I’ve tested two ways to keep UTMs alive from landing to signup and checkout:
- only URL params: append UTMs to every link and return URL
- first-party cookie: capture first touch UTMs and inject them into hidden fields and event payloads
Both work, but each breaks in edge cases like cross-domain payment, Safari ITP, and manual sharing. Which approach has been more reliable for you, and what rules do you use to resolve first-touch vs last-click?
I mix both and set clear precedence.
First touch goes in a cookie with a 90-day TTL. Last click lives in the URL.
I record both on key events. Built it in Web2Wave with a small script block.
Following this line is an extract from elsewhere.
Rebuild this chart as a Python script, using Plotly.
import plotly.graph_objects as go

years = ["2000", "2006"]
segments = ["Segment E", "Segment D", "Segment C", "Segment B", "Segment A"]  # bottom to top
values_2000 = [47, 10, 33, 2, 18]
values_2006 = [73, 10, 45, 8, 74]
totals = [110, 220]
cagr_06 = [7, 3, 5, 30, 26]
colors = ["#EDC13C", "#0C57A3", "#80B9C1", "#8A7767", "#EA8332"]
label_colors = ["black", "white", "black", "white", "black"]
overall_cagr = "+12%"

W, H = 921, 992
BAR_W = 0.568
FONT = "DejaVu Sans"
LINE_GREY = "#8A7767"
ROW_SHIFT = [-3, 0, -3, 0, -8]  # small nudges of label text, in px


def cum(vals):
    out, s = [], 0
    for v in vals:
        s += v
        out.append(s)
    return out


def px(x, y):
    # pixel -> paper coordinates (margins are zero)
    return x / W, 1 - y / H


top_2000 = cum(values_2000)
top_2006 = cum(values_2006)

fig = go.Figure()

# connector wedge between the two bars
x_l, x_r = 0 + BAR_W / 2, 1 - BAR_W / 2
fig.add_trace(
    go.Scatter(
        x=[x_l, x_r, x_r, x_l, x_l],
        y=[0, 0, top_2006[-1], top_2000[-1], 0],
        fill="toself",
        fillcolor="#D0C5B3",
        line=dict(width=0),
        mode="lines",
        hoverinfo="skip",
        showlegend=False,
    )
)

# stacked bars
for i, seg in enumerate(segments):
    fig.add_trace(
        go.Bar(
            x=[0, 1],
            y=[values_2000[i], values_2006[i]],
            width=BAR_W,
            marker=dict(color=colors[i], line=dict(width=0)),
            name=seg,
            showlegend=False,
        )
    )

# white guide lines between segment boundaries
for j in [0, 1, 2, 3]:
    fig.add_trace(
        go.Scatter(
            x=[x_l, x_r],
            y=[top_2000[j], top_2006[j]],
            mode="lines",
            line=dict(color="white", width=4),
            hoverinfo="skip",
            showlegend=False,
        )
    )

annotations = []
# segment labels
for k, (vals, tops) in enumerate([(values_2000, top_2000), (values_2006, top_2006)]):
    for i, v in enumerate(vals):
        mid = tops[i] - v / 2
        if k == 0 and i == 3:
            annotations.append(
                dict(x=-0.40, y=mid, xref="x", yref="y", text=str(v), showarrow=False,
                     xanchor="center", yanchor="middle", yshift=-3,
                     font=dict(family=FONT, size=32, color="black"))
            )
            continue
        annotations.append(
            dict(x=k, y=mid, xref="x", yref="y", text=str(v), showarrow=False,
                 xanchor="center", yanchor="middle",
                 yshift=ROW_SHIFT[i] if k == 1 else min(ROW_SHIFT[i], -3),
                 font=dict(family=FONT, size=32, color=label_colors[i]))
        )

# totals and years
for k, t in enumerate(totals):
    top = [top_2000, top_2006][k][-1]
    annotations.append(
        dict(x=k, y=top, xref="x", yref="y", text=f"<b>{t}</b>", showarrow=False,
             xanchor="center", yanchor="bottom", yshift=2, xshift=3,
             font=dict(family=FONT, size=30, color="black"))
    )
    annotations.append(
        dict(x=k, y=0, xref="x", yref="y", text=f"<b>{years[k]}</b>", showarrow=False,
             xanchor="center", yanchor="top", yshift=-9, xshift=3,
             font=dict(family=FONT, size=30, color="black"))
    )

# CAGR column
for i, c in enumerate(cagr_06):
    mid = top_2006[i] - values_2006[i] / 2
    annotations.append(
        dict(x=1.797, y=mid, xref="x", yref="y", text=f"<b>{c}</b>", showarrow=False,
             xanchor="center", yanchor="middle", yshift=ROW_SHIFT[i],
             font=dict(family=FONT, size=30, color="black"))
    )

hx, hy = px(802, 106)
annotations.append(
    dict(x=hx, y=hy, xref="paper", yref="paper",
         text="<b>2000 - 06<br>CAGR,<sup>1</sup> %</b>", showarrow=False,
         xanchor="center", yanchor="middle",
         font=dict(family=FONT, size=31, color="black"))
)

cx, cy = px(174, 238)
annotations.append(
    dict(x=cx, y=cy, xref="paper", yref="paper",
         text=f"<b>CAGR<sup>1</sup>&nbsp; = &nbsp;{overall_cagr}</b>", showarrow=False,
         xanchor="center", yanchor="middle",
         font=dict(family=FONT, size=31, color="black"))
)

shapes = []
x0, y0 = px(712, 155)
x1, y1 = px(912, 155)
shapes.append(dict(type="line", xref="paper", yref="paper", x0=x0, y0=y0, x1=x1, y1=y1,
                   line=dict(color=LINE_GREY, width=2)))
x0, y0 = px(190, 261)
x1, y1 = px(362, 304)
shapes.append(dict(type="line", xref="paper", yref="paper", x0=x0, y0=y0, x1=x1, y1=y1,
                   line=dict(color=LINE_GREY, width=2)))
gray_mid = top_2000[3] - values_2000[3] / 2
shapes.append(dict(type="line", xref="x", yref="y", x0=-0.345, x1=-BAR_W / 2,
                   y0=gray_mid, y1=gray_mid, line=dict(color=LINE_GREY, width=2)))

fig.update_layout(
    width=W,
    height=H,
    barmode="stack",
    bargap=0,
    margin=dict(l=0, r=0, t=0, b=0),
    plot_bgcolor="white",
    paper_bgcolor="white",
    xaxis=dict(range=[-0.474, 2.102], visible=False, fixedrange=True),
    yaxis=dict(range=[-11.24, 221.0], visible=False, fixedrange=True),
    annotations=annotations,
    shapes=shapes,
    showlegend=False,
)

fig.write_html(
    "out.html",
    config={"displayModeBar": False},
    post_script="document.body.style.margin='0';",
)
Cookie for first touch, URL for last click. I store both.
Web2Wave lets me set these rules once and push them across the funnel. Makes attribution changes a same-day job instead of a sprint.
Watch for double encoding on return URLs. I lost utm_content that way once.
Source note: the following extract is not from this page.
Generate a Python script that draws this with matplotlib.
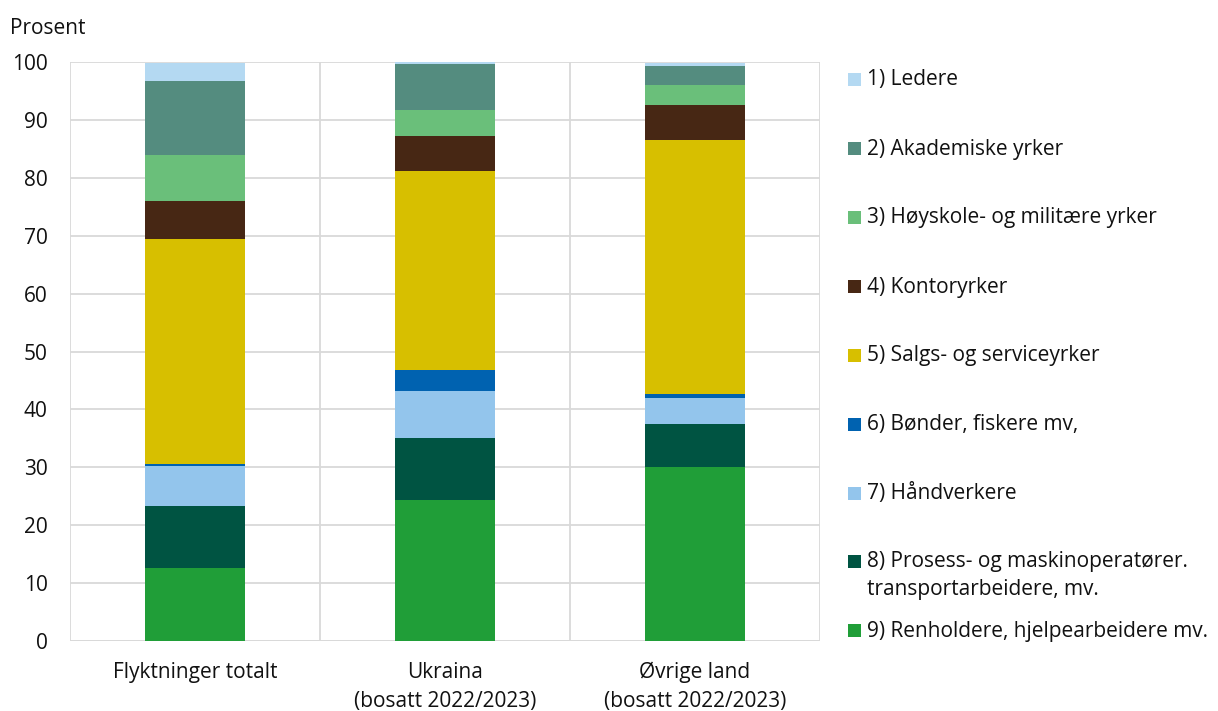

Now I log the raw query string for debugging.
Prefer cookie first touch keep last click
Set hierarchy: partner_click_id, last UTM, first UTM, referrer. Log all, attribute by rule.
For cross-domain payment, use the payment provider’s metadata field to carry UTMs. On return, validate against the cookie and keep both for analysis.
Document the policy so teams do not argue later.
Safari ITP killed my 30-day cookie. I switched to server-set first-party with rolling refresh when the user is active.
I attach campaign_id to the subscription at creation and never change it. For reporting I still keep last click for optimization.
We use cookie first. URLs for overrides.
Hidden fields fail if the form gets cached. Worth testing.